Cemil Güven begutachtet die vier Abfallsäcke mit unterschiedlichem Inhalt sehr genau. Schnell fällt auf, dass sich einige Dinge im Altpapier-Sack befinden, die dort eigentlich nichts zu suchen haben. Darunter ein Pizzakarton, der in die Kartonabfuhr gehört. Sogenannte «Fehleinwürfe» gibt es ab und zu. Am häufigsten beim Altpapier. Kassenzettel gehören zum Beispiel in den Restmüll, da diese meistens noch beschichtet und somit nicht wiederverwertbar sind.

Der 28-Jährige lässt den Pizzakarton im Sack mit dem Altpapier. Wieso korrigiert er den Fehler nicht? «Während der Testphase ist es wichtig zu sehen, wo und wie genau die Abfallprodukte entsorgt werden. So kann man nachvollziehen, ob die Recyclingstationen auch verständlich angeschrieben und richtig platziert sind.»
Güven beschriftet daher jeden Sack mit einer Etikette. Darauf festgehalten sind das Datum der Leerung, der Ort und der Recyclinginhalt.

Keine Kratzer am Image der Stadt Zürich 

Das kleine Elektromobil füllt sich an diesem sonnigen Vormittag stetig mit immer mehr durchsichtigen Entsorgungssäcken. Die Recyclingstation ganz in der Nähe des Rondells am Bellevue wurde bereits rege genutzt. Mit geübten Handgriffen ersetzt Güven volle durch leere Säcke. Dabei entdeckt er auch eine herrenlose Socke beim Halt des 15ers. Diese liest er auf, obwohl er nicht für die Bodenreinigung am Bellevue zuständig ist. Güven lässt den Spruch «Das ist Abfall, der wird schon nicht geklaut und ist morgen auch noch da» nicht gelten. Damit hilft er mit, dass Zürichs Image als saubere Stadt keinen Kratzer erhält.

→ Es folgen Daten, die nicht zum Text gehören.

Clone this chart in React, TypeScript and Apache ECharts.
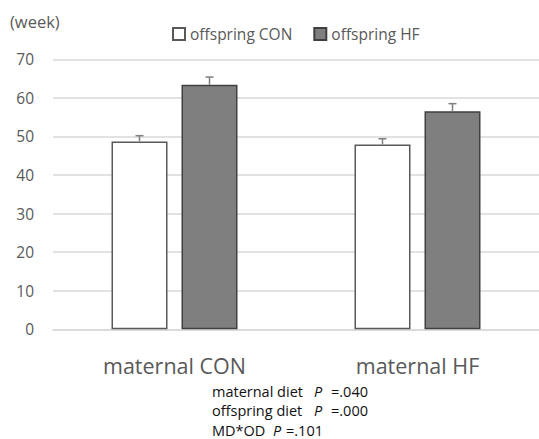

Wenn alle Stationen entleert sind, geht es für einen kurzen Kaffeestopp zurück ins Seefeld. Dort werden die Säcke auf einen Transporter umgeladen, mit welchem Cemil Güven nach Altstetten fährt, wo man die Materialen auswertet. Die recyclebaren Materialien müssen nun im nächsten Schritt während der Testphase ausgewertet werden.

Die Menge wird akkurat in eine Liste eingetragen

Für Cemil Güven endet sein Arbeitstag mit der Übergabe seiner recycelbaren Fracht beim Sortierzentrum in der Nähe des Bahnhof Altstetten.

Die Leerung der Recyclingstationen am Mittag übernimmt ein anderer Kollege und Güven freut sich auf seinen freien Nachmittag, bevor es morgen wieder von vorne losgeht.
Der andere ERZ-Mitarbeiter wiegt im Sortierzentrum die einzelnen Säcke, kontrolliert nochmals den Inhalt und verteilt ihn in verschiedene Kübel; nun wird auch die verirrte Pizzaschachtel korrekt entsorgt.

Der Füllstand der Säcke wird akkurat in eine Liste eingetragen, damit das ERZ am Ende der Testphase dem Parlament rapportieren kann, wie gut die Recyclingbehälter an den drei Verkehrsknotenpunkten funktioniert haben.

Die gesammelten PET-Flaschen werden dann an die PET Recycling Schweiz geliefert. Die Aludosen, das Altpapier und der Restmüll werden von Entsorgung und Recycling Zürich wiederverwertet oder entsorgt.